Бедная женщина легла спать с тяжелым сердцем, как школьница, которая не приготовила уроков и боится при пробуждении встретить сердитое лицо учителя. В ту минуту, когда она со страху забилась под одеяло, чтобы ничего не слышать, Евгения прокралась к ней в одной рубашке, босиком и поцеловала ее в лоб.
— Ах, милая маменька, — молвила она, — завтра я скажу ему, что это все я.
— Нет, он, чего доброго, отошлет тебя в Нуайе. Предоставь это мне, — не съест же он меня.
— Слышите, маменька?
— Что?
— Он все еще плачет.
— Иди же, ложись, доченька. Ты ноги простудишь, пол сырой.

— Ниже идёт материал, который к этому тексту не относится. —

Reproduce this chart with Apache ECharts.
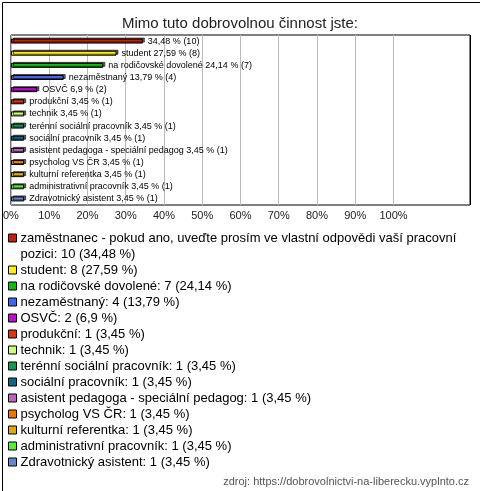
<!DOCTYPE html>
<html><head><meta charset="utf-8">
<script src="https://cdn.jsdelivr.net/npm/echarts@6/dist/echarts.min.js"></script>
<style>html,body{margin:0;padding:0;background:#fff}#c{width:480px;height:491px}</style>
</head><body><div id="c"></div>
<script>
const categories = ["zaměstnanec - pokud ano, uveďte prosím ve vlastní odpovědi vaší pracovní pozici","student","na rodičovské dovolené","nezaměstnaný","OSVČ","produkční","technik","terénní sociální pracovník","sociální pracovník","asistent pedagoga - speciální pedagog","psycholog VS ČR","kulturní referentka","administrativní pracovník","Zdravotnický asistent"];
const counts = [10,8,7,4,2,1,1,1,1,1,1,1,1,1];
const percents = [34.48,27.59,24.14,13.79,6.9,3.45,3.45,3.45,3.45,3.45,3.45,3.45,3.45,3.45];
const colors = ["#c0200c","#ffee11","#11bb11","#4466ee","#bb11cc","#dd3311","#ccff77","#119955","#116688","#bb66bb","#ee7700","#ddaa11","#55ee33","#6688cc"];
const xTicks = [0,10,20,30,40,50,60,70,80,90,100];

const fmt = v => String(v).replace('.', ',');
const chart = echarts.init(document.getElementById('c'), null, {renderer:'canvas'});
const series = categories.map((name, i) => ({
  type:'bar', name, stack:'all', barWidth:5,
  data: categories.map((_, j) => j === i ? percents[i] : '-'),
  itemStyle:{color:colors[i], borderColor:'#000', borderWidth:1, shadowColor:'rgba(0,0,0,0.6)', shadowOffsetX:2, shadowOffsetY:-1, shadowBlur:0},
  label:{show:true, position:'right', distance:5, fontFamily:'Liberation Sans', fontSize:9, color:'#000',
    formatter: () => (i === 0 ? '' : name + ' ') + fmt(percents[i]) + ' % (' + counts[i] + ')'},
  emphasis:{disabled:true}, animation:false
}));
const legendText = {};
categories.forEach((n, i) => {
  let t = n + ': ' + counts[i] + ' (' + fmt(percents[i]) + ' %)';
  if (i === 0) t = '\nzaměstnanec - pokud ano, uveďte prosím ve vlastní odpovědi vaší pracovní\npozici: ' + counts[i] + ' (' + fmt(percents[i]) + ' %)';
  legendText[n] = t;
});
const splitColors = xTicks.map(() => '#bbbbbb').concat(['rgba(0,0,0,0)', '#000']);
chart.setOption({
  animation:false,
  color: colors,
  title:[
    {text:'Mimo tuto dobrovolnou činnost jste:', left:'center', top:11, textStyle:{fontFamily:'Liberation Sans', fontSize:15, fontWeight:'normal', color:'#222'}},
    {text:'zdroj: https://dobrovolnictvi-na-liberecku.vyplnto.cz', right:6, top:471, textStyle:{fontFamily:'Liberation Sans', fontSize:11, fontWeight:'normal', color:'#555'}}
  ],
  grid:{left:10, top:35, width:460, height:170, show:true, borderColor:'#000', borderWidth:1, containLabel:false},
  xAxis:{type:'value', min:0, max:120, interval:10,
    axisLine:{show:false}, axisTick:{show:false},
    splitLine:{show:true, lineStyle:{color:splitColors, width:1}},
    axisLabel:{fontFamily:'Liberation Sans', fontSize:11, color:'#222', margin:5,
      formatter: v => v <= 100 ? v + '%' : ''}},
  yAxis:{type:'category', data:categories, inverse:true, show:false},
  legend:{orient:'vertical', left:8, top:214, padding:0, itemWidth:8, itemHeight:8, itemGap:0, icon:'rect',
    selectedMode:false, align:'left', data:categories,
    itemStyle:{borderColor:'#000', borderWidth:1},
    textStyle:{fontFamily:'Liberation Sans', fontSize:13, color:'#000', lineHeight:16, padding:[0,0,0,-1]},
    formatter: n => legendText[n]},
  graphic:[{type:'rect', left:0, top:0, shape:{x:0.5, y:0.5, width:479, height:490}, style:{fill:'none', stroke:'#000', lineWidth:1}, silent:true}],
  series
});
</script></body></html>
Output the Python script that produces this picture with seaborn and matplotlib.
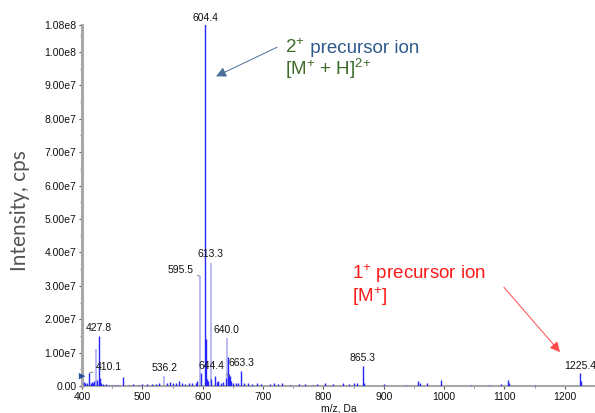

Так прошел торжественный день, которому суждено было тяготеть над всей жизнью богатой и бедной наследницы, уснувшей уже не тем глубоким и невинным сном, как прежде. Нередко иные поступки человека, хотя и достоверные, представляются, выражаясь литературно, неправдоподобными. Но не потому ли, что почти всегда забывают проливать на наши произвольные решения свет психологического анализа, не объясняют таинственно зародившихся оснований этих решений. Быть может, глубокую страсть Евгении надлежало бы исследовать в тончайших ее фибрах, потому что она стала, как сказали бы иные насмешники, болезнью и повлияла на все ее существование. Многие предпочитают начисто отрицать подлинные события и развязку их, только бы не измерять всю силу связей, узлов, скреплений, которые тайно сращивают один факт с другим в области морали. А здесь прошлое Евгении послужит наблюдателям человеческой природы порукою простодушной непосредственности и внезапности проявлений ее души. Чем спокойнее была ее жизнь, тем сильнее развернулось в душе ее женственное чувство жалости, самое изобретательное из чувств. Встревоженная происшествиями дня, она несколько раз просыпалась, прислушивалась, и ей чудились вздохи кузена, с прошедшего дня звучавшие в ее сердце. То виделось ей, что он испускает дух от горя, то снилось, что он умирает с голоду. К утру ей отчетливо послышался ужасный крик. Она сейчас же оделась и при брезжущем свете зари легкими шагами вбежала к кузену, который оставил дверь отворенной. Свеча догорела в розетке подсвечника. Шарль, побежденный природой, уснул, не раздеваясь, в кресле, уронив голову на постель: ему что-то снилось, как снится людям с пустым желудком. Евгения могла наплакаться вволю; могла любоваться юным и прекрасным лицом, побледневшим, как мрамор, от страдания; глаза Шарля распухли от слез и, смеженные сном, казалось, все еще плакали. Он почувствовал присутствие Евгении, открыл глаза и увидел ее, глубоко растроганную.